Eye Tracking Testing

Image from Charming Robot

This usability testing method involves monitoring users' eye movements as they interact with the website to identify which areas of the website attract users most and which areas they may overlook.

Card Sorting

This method involves presenting virtual cards that describe the website content, which users organize and categorize in a way that makes sense to them. After that, the user is expected to provide insight into how they perceive and navigate the website. This method can help the designers and developers in decision-making in the visual hierarchy and content flow.

Tree Testing

This usability method allows the tester to evaluate the hierarchy and findability of subjects or titles within a website.
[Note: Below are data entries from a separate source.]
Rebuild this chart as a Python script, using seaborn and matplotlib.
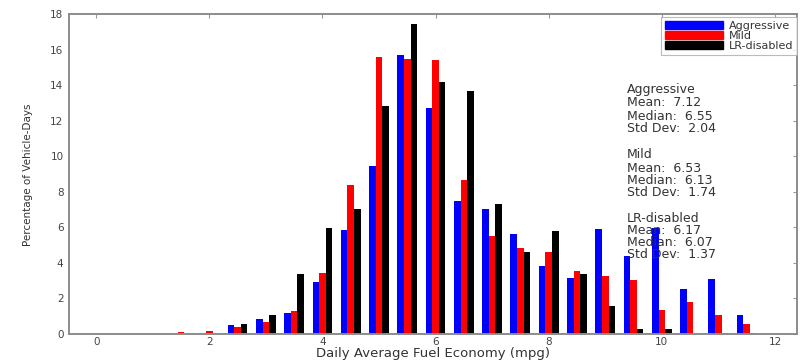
import matplotlib
matplotlib.use("Agg")
import matplotlib.pyplot as plt
import seaborn as sns
import pandas as pd
from matplotlib.patches import Patch

# ---- data ----
centers = [1.5, 2.0, 2.5, 3.0, 3.5, 4.0, 4.5, 5.0, 5.5, 6.0, 6.5,
           7.0, 7.5, 8.0, 8.5, 9.0, 9.5, 10.0, 10.5, 11.0, 11.5]
aggressive = [0, 0, 0.5, 0.85, 1.2, 2.95, 5.85, 9.45, 15.7, 12.7, 7.5,
              7.05, 5.6, 3.8, 3.15, 5.9, 4.4, 5.95, 2.55, 3.1, 1.05]
mild = [0.1, 0.15, 0.4, 0.65, 1.27, 3.45, 8.4, 15.6, 15.45, 15.4, 8.65,
        5.5, 4.85, 4.6, 3.55, 3.25, 3.05, 1.35, 1.8, 1.05, 0.55]
lr_disabled = [0, 0, 0.55, 1.05, 3.35, 5.95, 7.05, 12.8, 17.45, 14.15, 13.65,
               7.3, 4.6, 5.8, 3.35, 1.55, 0.3, 0.3, 0, 0.05, 0.03]
series_names = ["Aggressive", "Mild", "LR-disabled"]
colors = ["#0000ff", "#ff0000", "#000000"]
x_ticks = [0, 2, 4, 6, 8, 10, 12]
y_ticks = [0, 2, 4, 6, 8, 10, 12, 14, 16, 18]
stats = [
    ["Aggressive", "Mean:  7.12", "Median:  6.55", "Std Dev:  2.04"],
    ["Mild", "Mean:  6.53", "Median:  6.13", "Std Dev:  1.74"],
    ["LR-disabled", "Mean:  6.17", "Median:  6.07", "Std Dev:  1.37"],
]

df = pd.DataFrame({
    "center": centers * 3,
    "pct": aggressive + mild + lr_disabled,
    "mode": [series_names[0]] * len(centers) + [series_names[1]] * len(centers)
            + [series_names[2]] * len(centers),
})

sns.set_style("white")
plt.rcParams["font.family"] = ["DejaVu Sans"]

W, H = 805, 363
fig = plt.figure(figsize=(W / 100, H / 100), dpi=100)
L, R, T, B = 69, 797, 14, 334
ax = fig.add_axes([L / W, (H - B) / H, (R - L) / W, (B - T) / H])

palette = dict(zip(series_names, colors))
sns.barplot(data=df, x="center", y="pct", hue="mode", hue_order=series_names,
            palette=palette, native_scale=True, width=0.7, errorbar=None,
            saturation=1, linewidth=0, ax=ax, legend=False)

ax.set_xlim(-0.48, 12.39)
ax.set_ylim(0, 18)
ax.set_xticks(x_ticks)
ax.set_xticklabels([str(t) for t in x_ticks])
ax.set_yticks(y_ticks)
ax.set_yticklabels([str(t) for t in y_ticks])
ax.tick_params(direction="in", top=True, right=True, length=3, width=0.8,
               color="#999999", labelsize=7.5, labelcolor="#444444", pad=4)
ax.tick_params(axis="x", pad=2)
for s in ax.spines.values():
    s.set_visible(True)
    s.set_color("#8c8c8c")
    s.set_linewidth(1.4)

ax.set_xlabel("Daily Average Fuel Economy (mpg)", fontsize=9.5, color="#333333",
              va="top")
ax.xaxis.set_label_coords(0.5, (B - 347) / (B - T))
ax.set_ylabel("Percentage of Vehicle-Days", fontsize=7.5,
              family=["Liberation Sans Narrow", "DejaVu Sans"], color="#333333",
              va="center")
ax.yaxis.set_label_coords((28 - L) / (R - L), (B - 175) / (B - T))

handles = [Patch(facecolor=c, edgecolor=c) for c in colors]
leg = ax.legend(handles, series_names, loc="upper right",
                bbox_to_anchor=(1.0, (B - 17) / (B - T)), fontsize=8,
                handlelength=5.2, handleheight=0.7, labelspacing=0.0,
                handletextpad=0.5, borderpad=0.35, borderaxespad=0.0,
                frameon=True, fancybox=False)
leg.get_frame().set_edgecolor("#aaaaaa")
leg.get_frame().set_linewidth(0.8)
for t in leg.get_texts():
    t.set_color("#333333")

# stats text blocks
line_y = [[90, 103, 116, 128], [155, 168, 180, 193], [219, 231, 243, 255]]
for block, ys in zip(stats, line_y):
    for txt, py in zip(block, ys):
        ax.text((627 - L) / (R - L), (B - py) / (B - T), txt,
                transform=ax.transAxes, fontsize=9, color="#333333",
                va="center", ha="left")

fig.savefig("out.png", dpi=100)
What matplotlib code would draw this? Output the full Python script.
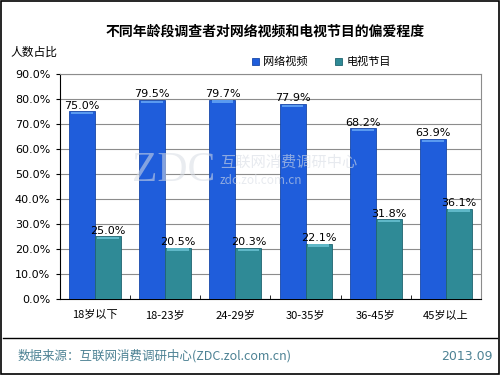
import matplotlib
matplotlib.use("Agg")
import numpy as np
from matplotlib import pyplot as plt
from matplotlib.lines import Line2D
from matplotlib.patches import Rectangle

CATEGORIES = ["18岁以下", "18-23岁", "24-29岁", "30-35岁", "36-45岁", "45岁以上"]
ONLINE_VIDEO = [75.0, 79.5, 79.7, 77.9, 68.2, 63.9]
TV_SHOWS = [25.0, 20.5, 20.3, 22.1, 31.8, 36.1]
SERIES_NAMES = ["网络视频", "电视节目"]
Y_TICKS = [0, 10, 20, 30, 40, 50, 60, 70, 80, 90]

BLUE = "#1f5ddb"
TEAL = "#2f8a96"
FOOT = "#4d8294"

plt.rcParams["font.family"] = ["Noto Sans CJK SC", "DejaVu Sans"]


def main():
    fig = plt.figure(figsize=(5, 3.75), dpi=100)
    ax = fig.add_axes([0.12, 0.2027, 0.842, 0.6])
    x = np.arange(len(CATEGORIES))
    w = 0.37
    b1 = ax.bar(x - w / 2, ONLINE_VIDEO, w, color=BLUE, edgecolor="#1848a8",
                linewidth=0.6, label=SERIES_NAMES[0], zorder=3)
    b2 = ax.bar(x + w / 2, TV_SHOWS, w, color=TEAL, edgecolor="#1f6470",
                linewidth=0.6, label=SERIES_NAMES[1], zorder=3)
    # light top edge, as in the bevelled bars
    for bars, col in [(b1, "#5a9af0"), (b2, "#5fb8c8")]:
        for r in bars:
            ax.add_patch(Rectangle((r.get_x() + 0.03, r.get_height() - 1.2),
                                   r.get_width() - 0.06, 1.0, color=col,
                                   zorder=4, linewidth=0))
    for bars, vals in [(b1, ONLINE_VIDEO), (b2, TV_SHOWS)]:
        for r, v in zip(bars, vals):
            ax.text(r.get_x() + r.get_width() / 2, v + 0.3, f"{v:.1f}%",
                    ha="center", va="bottom", fontsize=8, zorder=5,
                    family="DejaVu Sans")

    ax.set_ylim(0, 90)
    ax.set_xlim(-0.5, len(CATEGORIES) - 0.5)
    ax.set_yticks(Y_TICKS)
    ax.set_yticklabels([f"{t:.1f}%" for t in Y_TICKS], fontsize=8,
                       family="DejaVu Sans")
    ax.set_xticks(x)
    ax.set_xticklabels(CATEGORIES, fontsize=8)
    ax.set_xticks(np.arange(len(CATEGORIES) + 1) - 0.5, minor=True)
    ax.tick_params(axis="x", which="major", length=0, pad=8)
    ax.tick_params(axis="x", which="minor", length=3, direction="in")
    ax.tick_params(axis="y", length=3, direction="out", pad=4)
    ax.yaxis.grid(True, color="#8c8c8c", linewidth=0.8, zorder=0)
    ax.set_axisbelow(True)
    for side in ["top", "right"]:
        ax.spines[side].set_color("#8c8c8c")
    ax.spines["left"].set_color("black")
    ax.spines["bottom"].set_color("black")

    ax.legend(loc="lower left", bbox_to_anchor=(0.44, 1.0), ncol=2,
              frameon=False, fontsize=8, handlelength=0.6, handleheight=0.6,
              columnspacing=2.5, handletextpad=0.4, borderaxespad=0.2)

    fig.text(0.53, 0.915, "不同年龄段调查者对网络视频和电视节目的偏爱程度",
             ha="center", va="center", fontsize=10, fontweight="bold")
    fig.text(0.02, 0.86, "人数占比", ha="left", va="center", fontsize=8.5)

    # faint watermark
    fig.text(0.347, 0.545, "ZDC", fontsize=30, color="#d8dde5", alpha=0.55,
             ha="center", va="center", family="Liberation Serif", zorder=10)
    fig.text(0.44, 0.568, "互联网消费调研中心", fontsize=11, color="#d8dde5",
             alpha=0.6, ha="left", va="center", zorder=10)
    fig.text(0.44, 0.52, "zdc.zol.com.cn", fontsize=8.5, color="#d8dde5",
             alpha=0.6, ha="left", va="center", zorder=10)

    fig.add_artist(Line2D([0.006, 0.994], [0.099, 0.099],
                          color="black", linewidth=1))
    fig.text(0.035, 0.05, "数据来源：互联网消费调研中心(ZDC.zol.com.cn)",
             ha="left", va="center", fontsize=9, color=FOOT)
    fig.text(0.985, 0.05, "2013.09", ha="right", va="center", fontsize=9,
             color=FOOT, family="DejaVu Sans")
    fig.add_artist(Rectangle((0.002, 0.003), 0.996, 0.994, fill=False,
                             edgecolor="black", linewidth=1.2,
                             transform=fig.transFigure))

    fig.savefig("out.png", dpi=100)
    plt.close(fig)


if __name__ == "__main__":
    main()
In this method, users will navigate a text-only version of the website's navigation structure to discover potential usability issues and suggest changes. This method is a crucial part of the user research plan and is beneficial for the usability improvement.

Conclusion

Website usability has been a topic of discussion in the design field due to its benefits on overall website success. It is an essential aspect of creating a successful website that is intuitive and efficient for users. As such, websites must be designed with the user in mind to ensure they are practical and efficient.

Once the website usability testing is done, compiling all the necessary information, analyzing the data, and quickly taking the best possible action to solve usability issues are highly recommended.

Websites with good usability are more likely to achieve their goals, such as increasing traffic, conversions, and user engagement.